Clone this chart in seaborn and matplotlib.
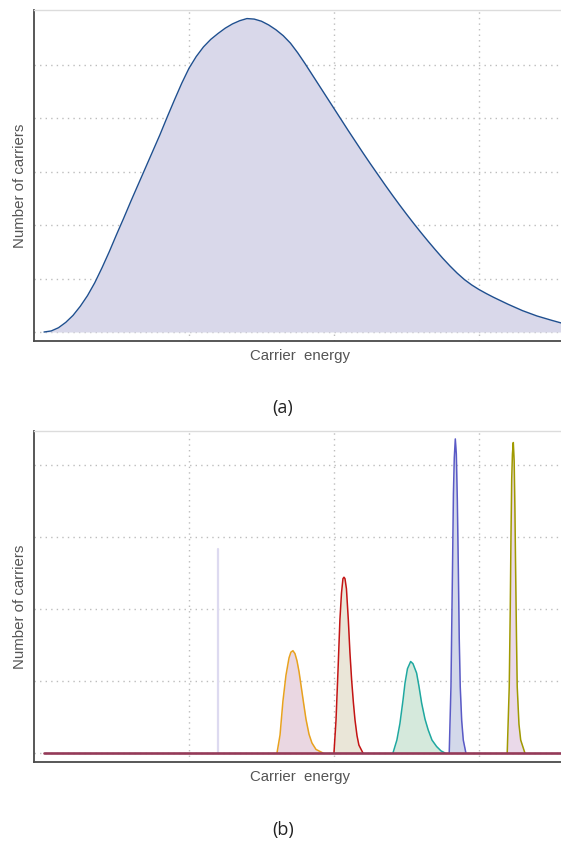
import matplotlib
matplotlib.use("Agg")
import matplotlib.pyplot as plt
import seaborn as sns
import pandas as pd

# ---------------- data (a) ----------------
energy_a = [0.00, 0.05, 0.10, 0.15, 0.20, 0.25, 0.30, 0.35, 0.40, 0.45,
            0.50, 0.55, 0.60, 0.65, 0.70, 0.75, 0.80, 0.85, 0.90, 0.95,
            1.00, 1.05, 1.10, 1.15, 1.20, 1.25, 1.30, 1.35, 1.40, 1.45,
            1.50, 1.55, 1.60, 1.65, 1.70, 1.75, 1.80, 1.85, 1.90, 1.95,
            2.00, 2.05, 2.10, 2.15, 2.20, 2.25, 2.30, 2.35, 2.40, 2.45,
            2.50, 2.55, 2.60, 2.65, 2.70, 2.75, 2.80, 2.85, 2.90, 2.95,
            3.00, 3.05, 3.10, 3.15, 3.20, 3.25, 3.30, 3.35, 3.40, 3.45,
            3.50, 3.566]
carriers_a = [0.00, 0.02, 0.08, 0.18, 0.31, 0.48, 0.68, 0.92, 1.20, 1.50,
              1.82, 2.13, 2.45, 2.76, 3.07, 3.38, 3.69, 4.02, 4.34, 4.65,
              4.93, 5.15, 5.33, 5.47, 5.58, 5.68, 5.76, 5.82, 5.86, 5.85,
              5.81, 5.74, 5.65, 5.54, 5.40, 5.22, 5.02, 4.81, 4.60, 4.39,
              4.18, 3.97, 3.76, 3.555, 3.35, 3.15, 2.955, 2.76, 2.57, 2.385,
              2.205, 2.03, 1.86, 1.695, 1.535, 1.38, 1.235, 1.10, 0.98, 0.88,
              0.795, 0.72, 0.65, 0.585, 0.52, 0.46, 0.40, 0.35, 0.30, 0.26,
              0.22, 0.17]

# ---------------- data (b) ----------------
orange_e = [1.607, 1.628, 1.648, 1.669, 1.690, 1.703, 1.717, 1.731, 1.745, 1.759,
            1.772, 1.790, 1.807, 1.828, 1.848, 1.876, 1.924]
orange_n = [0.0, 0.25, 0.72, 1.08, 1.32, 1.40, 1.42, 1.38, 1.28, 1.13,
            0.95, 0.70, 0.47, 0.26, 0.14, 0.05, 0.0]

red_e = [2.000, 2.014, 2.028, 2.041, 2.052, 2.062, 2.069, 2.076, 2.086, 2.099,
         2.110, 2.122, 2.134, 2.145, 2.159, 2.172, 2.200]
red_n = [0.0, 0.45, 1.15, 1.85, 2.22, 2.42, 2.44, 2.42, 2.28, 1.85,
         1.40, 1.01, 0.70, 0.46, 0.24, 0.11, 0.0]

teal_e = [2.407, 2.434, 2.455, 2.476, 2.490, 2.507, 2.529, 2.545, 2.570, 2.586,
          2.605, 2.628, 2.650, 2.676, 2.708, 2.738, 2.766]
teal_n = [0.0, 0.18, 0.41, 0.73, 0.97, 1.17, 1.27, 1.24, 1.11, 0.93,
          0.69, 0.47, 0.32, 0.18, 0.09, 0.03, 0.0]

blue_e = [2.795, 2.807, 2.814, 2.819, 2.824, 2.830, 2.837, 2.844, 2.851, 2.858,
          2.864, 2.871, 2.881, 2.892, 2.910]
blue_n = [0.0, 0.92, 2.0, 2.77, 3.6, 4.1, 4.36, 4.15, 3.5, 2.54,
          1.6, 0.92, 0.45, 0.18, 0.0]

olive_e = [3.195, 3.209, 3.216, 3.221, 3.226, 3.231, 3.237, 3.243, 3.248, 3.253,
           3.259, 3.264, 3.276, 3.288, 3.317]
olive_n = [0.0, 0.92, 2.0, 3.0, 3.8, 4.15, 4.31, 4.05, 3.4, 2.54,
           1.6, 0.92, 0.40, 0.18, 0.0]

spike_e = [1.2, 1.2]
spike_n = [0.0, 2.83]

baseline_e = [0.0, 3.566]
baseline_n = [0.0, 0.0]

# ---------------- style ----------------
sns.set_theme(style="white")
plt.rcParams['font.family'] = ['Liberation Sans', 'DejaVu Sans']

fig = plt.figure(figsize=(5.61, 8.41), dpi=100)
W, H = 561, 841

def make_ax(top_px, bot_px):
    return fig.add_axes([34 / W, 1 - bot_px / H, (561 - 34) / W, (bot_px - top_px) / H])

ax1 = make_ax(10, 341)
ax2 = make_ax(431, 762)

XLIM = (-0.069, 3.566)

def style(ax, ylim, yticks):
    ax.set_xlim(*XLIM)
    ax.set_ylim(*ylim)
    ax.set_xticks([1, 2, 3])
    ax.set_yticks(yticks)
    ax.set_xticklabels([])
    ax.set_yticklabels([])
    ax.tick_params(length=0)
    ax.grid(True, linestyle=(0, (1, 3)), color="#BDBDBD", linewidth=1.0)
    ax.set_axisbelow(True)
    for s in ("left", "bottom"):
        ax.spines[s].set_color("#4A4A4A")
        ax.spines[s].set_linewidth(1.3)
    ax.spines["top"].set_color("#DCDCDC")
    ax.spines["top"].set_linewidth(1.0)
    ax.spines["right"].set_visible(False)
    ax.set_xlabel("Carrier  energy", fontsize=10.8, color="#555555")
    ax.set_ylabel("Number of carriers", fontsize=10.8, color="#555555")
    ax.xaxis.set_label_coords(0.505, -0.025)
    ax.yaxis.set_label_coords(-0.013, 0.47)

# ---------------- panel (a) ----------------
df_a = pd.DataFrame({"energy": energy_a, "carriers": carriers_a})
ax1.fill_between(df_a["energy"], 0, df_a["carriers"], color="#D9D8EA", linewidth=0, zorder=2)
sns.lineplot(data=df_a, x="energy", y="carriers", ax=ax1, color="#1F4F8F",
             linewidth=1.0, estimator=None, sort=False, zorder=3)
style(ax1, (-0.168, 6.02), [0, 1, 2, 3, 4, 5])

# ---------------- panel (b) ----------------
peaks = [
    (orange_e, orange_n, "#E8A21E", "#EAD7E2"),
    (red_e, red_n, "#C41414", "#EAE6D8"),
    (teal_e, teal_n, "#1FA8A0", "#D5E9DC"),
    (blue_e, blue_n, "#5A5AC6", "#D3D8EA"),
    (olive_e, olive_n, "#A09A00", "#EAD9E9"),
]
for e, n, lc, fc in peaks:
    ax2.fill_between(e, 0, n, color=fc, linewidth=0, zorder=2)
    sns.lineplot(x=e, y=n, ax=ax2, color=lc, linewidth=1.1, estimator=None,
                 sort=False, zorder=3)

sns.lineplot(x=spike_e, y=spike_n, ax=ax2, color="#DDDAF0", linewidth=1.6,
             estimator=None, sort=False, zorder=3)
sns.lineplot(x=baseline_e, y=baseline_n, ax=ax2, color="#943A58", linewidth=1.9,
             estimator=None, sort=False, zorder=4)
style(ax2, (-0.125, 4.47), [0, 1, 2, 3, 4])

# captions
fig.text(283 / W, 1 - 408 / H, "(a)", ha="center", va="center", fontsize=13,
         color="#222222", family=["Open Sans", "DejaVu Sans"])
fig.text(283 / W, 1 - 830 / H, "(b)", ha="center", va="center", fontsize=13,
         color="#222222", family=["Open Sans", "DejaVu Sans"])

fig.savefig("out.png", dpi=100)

※

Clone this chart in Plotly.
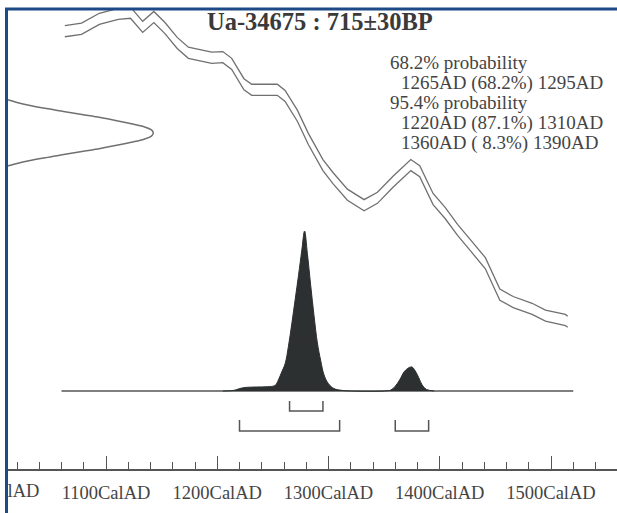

※

▶ [DO THIS]
Include both the line containing "Clone this chart in seaborn and matplotlib." and the line containing "0.69, 0.47, 0.32, 0.18, 0.09, 0.03, 0.0]" when you write out everything between them, exactly. Leave the pictures out.

▶ [EXERCISE SOLUTION]
Clone this chart in seaborn and matplotlib.
import matplotlib
matplotlib.use("Agg")
import matplotlib.pyplot as plt
import seaborn as sns
import pandas as pd

# ---------------- data (a) ----------------
energy_a = [0.00, 0.05, 0.10, 0.15, 0.20, 0.25, 0.30, 0.35, 0.40, 0.45,
            0.50, 0.55, 0.60, 0.65, 0.70, 0.75, 0.80, 0.85, 0.90, 0.95,
            1.00, 1.05, 1.10, 1.15, 1.20, 1.25, 1.30, 1.35, 1.40, 1.45,
            1.50, 1.55, 1.60, 1.65, 1.70, 1.75, 1.80, 1.85, 1.90, 1.95,
            2.00, 2.05, 2.10, 2.15, 2.20, 2.25, 2.30, 2.35, 2.40, 2.45,
            2.50, 2.55, 2.60, 2.65, 2.70, 2.75, 2.80, 2.85, 2.90, 2.95,
            3.00, 3.05, 3.10, 3.15, 3.20, 3.25, 3.30, 3.35, 3.40, 3.45,
            3.50, 3.566]
carriers_a = [0.00, 0.02, 0.08, 0.18, 0.31, 0.48, 0.68, 0.92, 1.20, 1.50,
              1.82, 2.13, 2.45, 2.76, 3.07, 3.38, 3.69, 4.02, 4.34, 4.65,
              4.93, 5.15, 5.33, 5.47, 5.58, 5.68, 5.76, 5.82, 5.86, 5.85,
              5.81, 5.74, 5.65, 5.54, 5.40, 5.22, 5.02, 4.81, 4.60, 4.39,
              4.18, 3.97, 3.76, 3.555, 3.35, 3.15, 2.955, 2.76, 2.57, 2.385,
              2.205, 2.03, 1.86, 1.695, 1.535, 1.38, 1.235, 1.10, 0.98, 0.88,
              0.795, 0.72, 0.65, 0.585, 0.52, 0.46, 0.40, 0.35, 0.30, 0.26,
              0.22, 0.17]

# ---------------- data (b) ----------------
orange_e = [1.607, 1.628, 1.648, 1.669, 1.690, 1.703, 1.717, 1.731, 1.745, 1.759,
            1.772, 1.790, 1.807, 1.828, 1.848, 1.876, 1.924]
orange_n = [0.0, 0.25, 0.72, 1.08, 1.32, 1.40, 1.42, 1.38, 1.28, 1.13,
            0.95, 0.70, 0.47, 0.26, 0.14, 0.05, 0.0]

red_e = [2.000, 2.014, 2.028, 2.041, 2.052, 2.062, 2.069, 2.076, 2.086, 2.099,
         2.110, 2.122, 2.134, 2.145, 2.159, 2.172, 2.200]
red_n = [0.0, 0.45, 1.15, 1.85, 2.22, 2.42, 2.44, 2.42, 2.28, 1.85,
         1.40, 1.01, 0.70, 0.46, 0.24, 0.11, 0.0]

teal_e = [2.407, 2.434, 2.455, 2.476, 2.490, 2.507, 2.529, 2.545, 2.570, 2.586,
          2.605, 2.628, 2.650, 2.676, 2.708, 2.738, 2.766]
teal_n = [0.0, 0.18, 0.41, 0.73, 0.97, 1.17, 1.27, 1.24, 1.11, 0.93,
          0.69, 0.47, 0.32, 0.18, 0.09, 0.03, 0.0]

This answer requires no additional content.